Online advertising transactions are all CPM based. You might think my wild assertion is out of line. You might think you’re buying ads on a CPC or a CPA basis. But when a publisher is looking to sell ad inventory, they’re thinking about the CPM. “How many dollars can I get for every thousand ad views?” And when that CPA deal or that CPC deal comes in the publisher’s doing the math to convert that number into a CPM.
For a CPA deal they’re estimating how many acquisitions they can send to the buyer for every thousand ad views. For CPC, how many clicks per thousand ad views. They’re boiling it down to a CPM because that’s how they can compare the deals. It works like this all the way up and down the funnel.
The CPM has been around for a long time. With the advent of the RTB auction model, the CPM is very dynamic. Each impression up for auction is individually valued based on countless bits of information about the user, the page, the size, the date, the historical performance and a variety of other variables. Even though a separate auction is run for each impression, the bid prices are still in the form of a CPM. It’s in our blood. It is the end result of normalizing the value of an ad impression so that it can be compared to its peers.
I want to point out a couple of problems with the CPM. First and foremost, it’s a single number. This aspect causes a couple of secondary problems that put the buyers at risk. One of the big ones is that there’s no guarantee that the ad will actually show on the page. Steps have been taken to address this by several companies. The result of this problem is a topic near and dear to my heart: discrepancy.
I spent the better part of two years battling discrepancy. I worked on tracking software, forensic scripts and put in more firebug time than I cared for. Someone finally put in a secondary notification to allow for discrepancy tracking at the impression level. Even with that, the problem still exists. The CPM, a singular number, can’t help address this problem. When the buyer wins the impression, they’re stuck with it no matter what happens.
The singular nature of the CPM has another secondary problem: Auto-refresh. Some publishers refresh the page or the ads after a fixed amount of time. This could be as little as 30 seconds. Sometimes they’ll refresh the ad on a mouse gesture after a fixed amount of time. There’s no data in the bid request that tells the buyer how long the ad will show. Often times, the selling platform isn’t even aware of the auto-refresh. But there it is, frequently short-changing the buyer.
Let’s Kill the CPM
I have a proposition for you and it’s not a totally original. There have been calls for this notion before. You can take it or leave it; I think you should take it. Let’s kill the CPM and replace it with several CPXs. I’ve highlighted two or three problems where a singular number is not doing the industry any favors. To solve just those problems I propose we use three numbers.
Let’s have a number for the opportunity to show an ad. This number is charged to the buyer when they win the auction, regardless of what happens afterward. I’ve decided to call it Cost Per Opportunity (CPO). This won’t replace the CPM in the auction model. In fact, having three numbers replacing the singular CPM will add some complexity to the auction. I’m afraid that the supply side stacks will have to do some work.
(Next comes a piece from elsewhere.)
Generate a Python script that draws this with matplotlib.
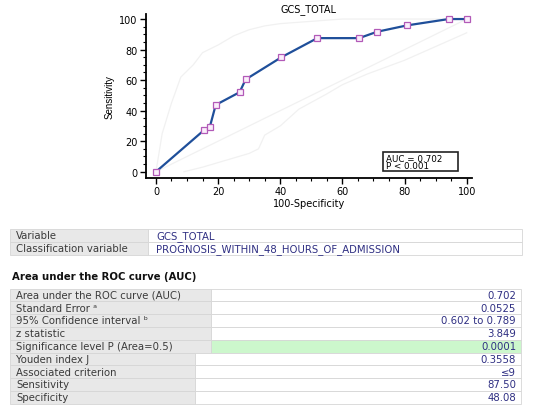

Those guys love mathematical modeling though. Right, Neal?
Another number will charge the buyer when their ad comes into view. That means that above and below the fold are less relevant as signals in the bid stream. To track this number the exchanges and supply side platforms will have to track the position of the ad and develop some tech to charge the buyer the right price. Presumably this Cost Per View (CPV) will come across with the rest of the bid data from the buy side.
My third proposed number is a fun one because it works quite well with display media as well as video. The Cost Per Duration (CPD) charges the buyer on a per time increment basis. Consider a scenario where the buyer is charged in five-second increments when their ad is in view. The CPD might cap out after 60 seconds.
What Changes May Come
Imagine bids coming across the wire with these three numbers instead of a CPM. This would force the sell-side to pay close attention to how each publisher’s ad unit performs against these numbers. The auction system will have to be reconsidered. How are we to use a simple second price auction model with three prices in each bid for different aspects of the available impression? Again, this is a solvable problem. How long was a truly second price auction going to last anyway?
For the publishers, the incentive to auto-refresh below a 60 second threshold is greatly reduced. They’d get paid while the ad is showing and the risk to the buyer goes away if the publisher still thinks the a short refresh rate is worthwhile.
Below the fold positions would no longer be risky to buy. Buyers simply pay the opportunity cost and only get additional charges when their ad comes into view. Publishers won’t have to wipe out their BTF slots or develop fancy ad serving to draw in new ads when one of those positions come into view.
Discrepancy becomes a non-issue. Opportunity pricing eliminates it. Hallelujah!
We don’t have to stop at these three prices. Once the software is adjusted to deal with an array of prices we could add new CPXs to deal with other problems that I haven’t considered in this post.
I know this sounds like a lot of work. Every company will have to adjust their software, stats and minds to get this to work. Without considering this solution, we’ll probably continue to see discrepancy and view-ability in pitch decks for years to come, but we can move this industry. We reshaped it with Real-Time Bidding. There’s no reason we can’t do this.